### Exercise task
Wherever the string "that" appears, copy the whole line.

### Given data
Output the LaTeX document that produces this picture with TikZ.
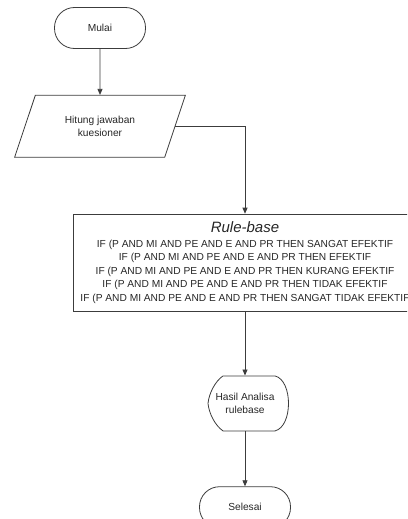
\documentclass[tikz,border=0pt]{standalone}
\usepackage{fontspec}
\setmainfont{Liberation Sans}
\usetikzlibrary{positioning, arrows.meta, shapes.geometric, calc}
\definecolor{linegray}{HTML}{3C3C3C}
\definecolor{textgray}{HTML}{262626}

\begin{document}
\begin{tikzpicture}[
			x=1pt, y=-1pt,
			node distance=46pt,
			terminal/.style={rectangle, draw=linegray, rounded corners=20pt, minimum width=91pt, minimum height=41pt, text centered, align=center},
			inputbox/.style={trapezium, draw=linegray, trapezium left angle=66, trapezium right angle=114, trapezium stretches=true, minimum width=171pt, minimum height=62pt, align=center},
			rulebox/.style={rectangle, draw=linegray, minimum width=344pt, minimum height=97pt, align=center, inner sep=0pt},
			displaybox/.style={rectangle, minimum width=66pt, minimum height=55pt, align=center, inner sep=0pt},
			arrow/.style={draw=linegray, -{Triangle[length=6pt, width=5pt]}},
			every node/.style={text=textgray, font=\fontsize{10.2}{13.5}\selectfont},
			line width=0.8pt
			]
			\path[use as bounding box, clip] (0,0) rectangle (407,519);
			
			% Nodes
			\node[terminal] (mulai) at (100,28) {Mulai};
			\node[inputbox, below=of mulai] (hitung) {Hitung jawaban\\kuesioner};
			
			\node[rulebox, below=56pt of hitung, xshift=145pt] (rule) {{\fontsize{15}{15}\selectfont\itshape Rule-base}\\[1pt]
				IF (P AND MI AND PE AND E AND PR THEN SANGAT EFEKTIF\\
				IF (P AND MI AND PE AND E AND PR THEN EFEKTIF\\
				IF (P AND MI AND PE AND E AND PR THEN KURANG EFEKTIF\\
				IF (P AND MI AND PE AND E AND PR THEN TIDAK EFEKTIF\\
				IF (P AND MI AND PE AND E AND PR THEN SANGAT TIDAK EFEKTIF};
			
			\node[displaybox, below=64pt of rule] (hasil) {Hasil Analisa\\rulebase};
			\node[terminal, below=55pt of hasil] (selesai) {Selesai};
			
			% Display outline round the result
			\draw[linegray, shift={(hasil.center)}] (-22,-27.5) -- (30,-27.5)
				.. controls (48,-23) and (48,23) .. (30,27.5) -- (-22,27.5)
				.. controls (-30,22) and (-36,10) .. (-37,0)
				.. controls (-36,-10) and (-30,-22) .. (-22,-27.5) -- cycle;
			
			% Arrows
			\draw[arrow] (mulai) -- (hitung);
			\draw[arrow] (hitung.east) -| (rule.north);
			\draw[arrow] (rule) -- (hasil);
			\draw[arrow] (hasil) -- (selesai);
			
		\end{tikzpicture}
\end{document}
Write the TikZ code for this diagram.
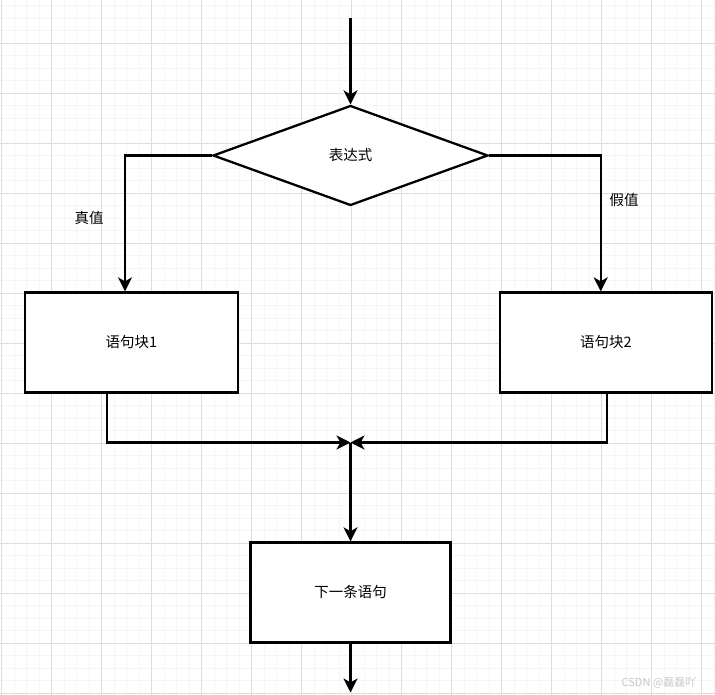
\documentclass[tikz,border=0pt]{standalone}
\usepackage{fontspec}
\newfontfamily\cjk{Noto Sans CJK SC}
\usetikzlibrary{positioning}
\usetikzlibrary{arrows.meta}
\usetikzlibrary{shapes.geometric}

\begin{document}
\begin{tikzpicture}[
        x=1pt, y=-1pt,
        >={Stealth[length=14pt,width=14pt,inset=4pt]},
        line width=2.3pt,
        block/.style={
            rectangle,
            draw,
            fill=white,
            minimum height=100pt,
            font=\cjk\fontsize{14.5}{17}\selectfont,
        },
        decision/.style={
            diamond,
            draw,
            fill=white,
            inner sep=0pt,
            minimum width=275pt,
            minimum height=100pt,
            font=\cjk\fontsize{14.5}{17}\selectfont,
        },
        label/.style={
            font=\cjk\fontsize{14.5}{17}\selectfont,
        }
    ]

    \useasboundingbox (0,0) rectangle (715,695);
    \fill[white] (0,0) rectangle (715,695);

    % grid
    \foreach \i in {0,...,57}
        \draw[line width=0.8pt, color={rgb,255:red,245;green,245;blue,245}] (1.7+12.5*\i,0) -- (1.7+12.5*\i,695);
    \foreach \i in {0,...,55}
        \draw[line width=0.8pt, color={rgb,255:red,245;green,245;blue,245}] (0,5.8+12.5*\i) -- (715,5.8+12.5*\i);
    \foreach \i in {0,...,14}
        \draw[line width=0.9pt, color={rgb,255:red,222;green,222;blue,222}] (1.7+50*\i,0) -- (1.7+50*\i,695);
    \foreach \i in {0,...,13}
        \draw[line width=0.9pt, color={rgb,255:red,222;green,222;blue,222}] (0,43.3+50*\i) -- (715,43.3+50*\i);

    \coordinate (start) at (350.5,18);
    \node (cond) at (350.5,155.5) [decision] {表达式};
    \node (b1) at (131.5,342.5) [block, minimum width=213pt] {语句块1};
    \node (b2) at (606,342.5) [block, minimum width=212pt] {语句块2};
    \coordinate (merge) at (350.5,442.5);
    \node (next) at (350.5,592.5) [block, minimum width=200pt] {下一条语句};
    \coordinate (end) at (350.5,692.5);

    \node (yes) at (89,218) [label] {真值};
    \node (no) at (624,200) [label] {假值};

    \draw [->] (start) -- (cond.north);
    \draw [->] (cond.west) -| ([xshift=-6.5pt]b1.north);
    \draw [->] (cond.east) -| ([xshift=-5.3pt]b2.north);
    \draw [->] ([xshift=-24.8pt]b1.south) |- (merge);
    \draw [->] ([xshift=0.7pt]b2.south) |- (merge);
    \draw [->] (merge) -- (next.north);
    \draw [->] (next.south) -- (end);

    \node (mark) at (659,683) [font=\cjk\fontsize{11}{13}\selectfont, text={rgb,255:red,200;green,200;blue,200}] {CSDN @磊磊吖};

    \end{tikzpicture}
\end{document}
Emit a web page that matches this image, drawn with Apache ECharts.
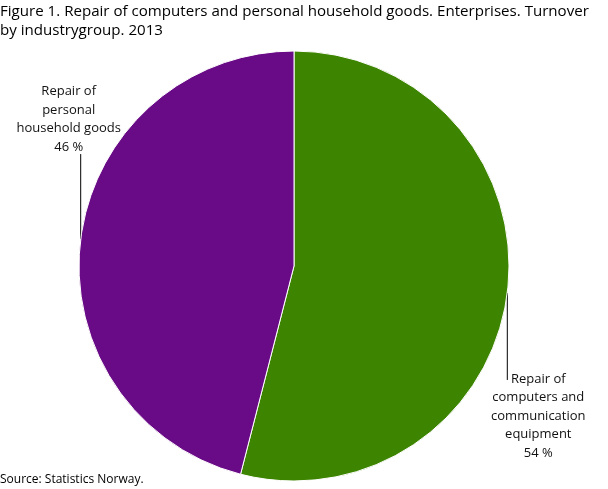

### Answer for the task
Output the LaTeX document that produces this picture with TikZ.
Emit a web page that matches this image, drawn with Apache ECharts.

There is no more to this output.